When do they make sense, and when do they signal regulatory suicide?

With the creation of one-shot wrinkle reducers like Botox, battery-operated automobiles and cloned humans, can a world where there is no need to replace variable annuities be far off?

That's a hard call even today, after four years in which regulators have been on the warpath against those brokers whom they say replace variable annuities unnecessarily, costing each investor thousands or more in new commissions, lost benefits and annual fees.

Proponents of the product, which combines both a life insurance and investment component, say the new bells and whistles like guaranteed income and death benefits that are the hallmarks of the new generation of products mean there will be no compelling reason to replace variable annuities in the future. "If your principal is protected, there's no need to replace the product," says Carly P. Maher, manager of variable annuity products at Commonwealth Financial Network in Waltham, Mass. "I think this will change the industry as a whole."

But critics and observers are less convinced, and counter that the main motivation for brokers to switch client variable annuities will be the same as it has been for more than a decade-boosting their own sizeable commissions.

So where does that leave planners and advisors who are being approached by clients, many of them disenchanted with the former generation of annuities they were sold sans the income and expanded life insurance benefits now available?
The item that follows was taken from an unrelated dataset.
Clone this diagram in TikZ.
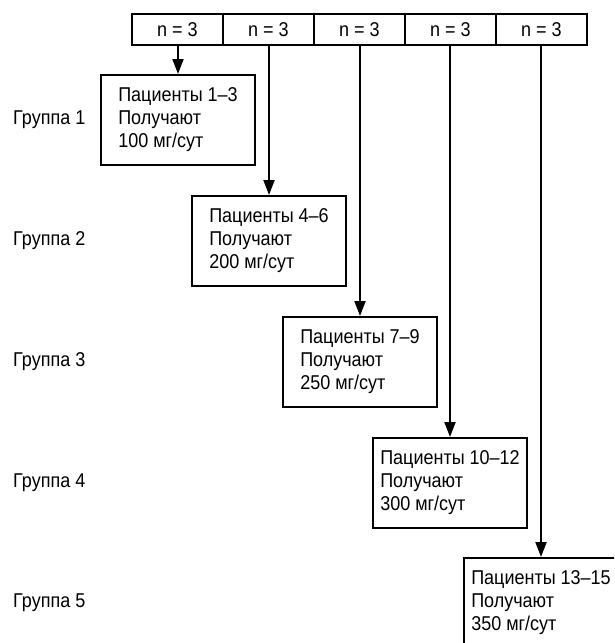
\documentclass[tikz,border=0pt]{standalone}
\usepackage{fontspec}
\setmainfont{Liberation Sans}[FakeStretch=0.9]
\usetikzlibrary{arrows.meta}
\tikzset{
  cell/.style={draw, line width=2pt, minimum width=91pt, minimum height=31pt, inner sep=0pt},
  dosebox/.style={draw, line width=2pt, minimum width=154pt, minimum height=90pt, align=left, inner sep=0pt},
  grp/.style={anchor=west, inner sep=0pt},
  arr/.style={line width=2pt, -{Triangle[length=15pt, width=11pt]}}
}
\begin{document}
\begin{tikzpicture}[x=1pt, y=-1pt, font=\fontsize{20}{23}\selectfont]
    % Рамка рисунка
    \clip (0,0) rectangle (614,643);
    \fill[white] (0,0) rectangle (614,643);

    % Верхняя строка: n = 3
    \foreach \i/\x in {1/177.5, 2/268.5, 3/359.5, 4/450.5, 5/541.5}
    \node[cell] (c\i) at (\x,29.5) {n = 3};

    % Блоки с дозами
    \foreach \i/\x/\y/\p/\d in {1/178/120/1\textendash 3/100, 2/269/241/4\textendash 6/200,
        3/360/362/7\textendash 9/250, 4/450/483/10\textendash 12/300,
        5/541/603/13\textendash 15/350}
    \node[dosebox] (b\i) at (\x,\y) {Пациенты \p\\Получают\\\d{} мг/сут};

    % Подписи групп
    \foreach \i/\y in {1/120, 2/241, 3/362, 4/483, 5/603}
    \node[grp] (g\i) at (13,\y) {Группа \i};

    % Стрелки
    \foreach \i in {1,...,5}
    \draw[arr] (c\i.south -| b\i) -- (b\i);
\end{tikzpicture}
\end{document}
These features, and the painful memory of the bear market, are compelling clients to consider trading in their old contracts for new ones. They're looking for "guaranteed" features to protect them, and at least part of their retirement nest egg, from the next possible round of market losses.

In fact, newer bells and whistles caused variable annuities sales to increase 10% last year, to $124 billion. Companies are also reporting that advisors who never sold variable annuities before are starting to do so. The reason? Their goal is to provide some income guarantees to clients who are demanding it.

Enticing product features and client demands notwithstanding, regulators have come down particularly hard on variable annuities switches that don't benefit anyone but the selling broker or planner. The National Association of Securities Dealers and the Securities and Exchange Commission have conducted more than 75 investigations, resulting in broker-dealers, reps and advisors paying hundreds of millions of dollars in fines and commission restitution orders. As a result, it's difficult to be too safe when it comes to justifying and documenting variable annuities exchanges. Such regulatory scrutiny also makes it critical for clients to understand all of the ramifications of a variable annuity switch (also called a 1035 exchange, after the section of the Internal Revenue Service code that stipulates such exchanges do not trigger income taxes).

So how do you ensure that you don't cross the line regulators have drawn in the sand when clients come calling and want to replace their variable annuity? "That's a dandy question, and more planners need to ask it," says John L. Olsen, principal of Olsen Financial Group in St. Louis County, Mo.

The first step in any replacement analysis-and a demonstrable analysis is needed to fully understand and protect client interests-should be more client-oriented than product-centered, he says. "What is the client trying to achieve through an exchange?" Olsen asks. "If they tell you they hate their annuity because it lost money in the past few years, it's important to show them they would have lost money in mutual funds, too."

Once investors understand this point, it's important to see if their existing policy accomplishes their goals or can be modified to do so. Sometimes companies allow riders to be added, even guaranteed income or death benefit riders, in order to keep contracts in force. In other instances, clients may be unhappy with their investment choices but not aware that they can accomplish some or all of their goals by switching funds in their existing annuity's subaccounts. Better investment choice alone is a dicey justification for doing a variable annuity exchange and not likely to sit well with regulators, compliance consultants say.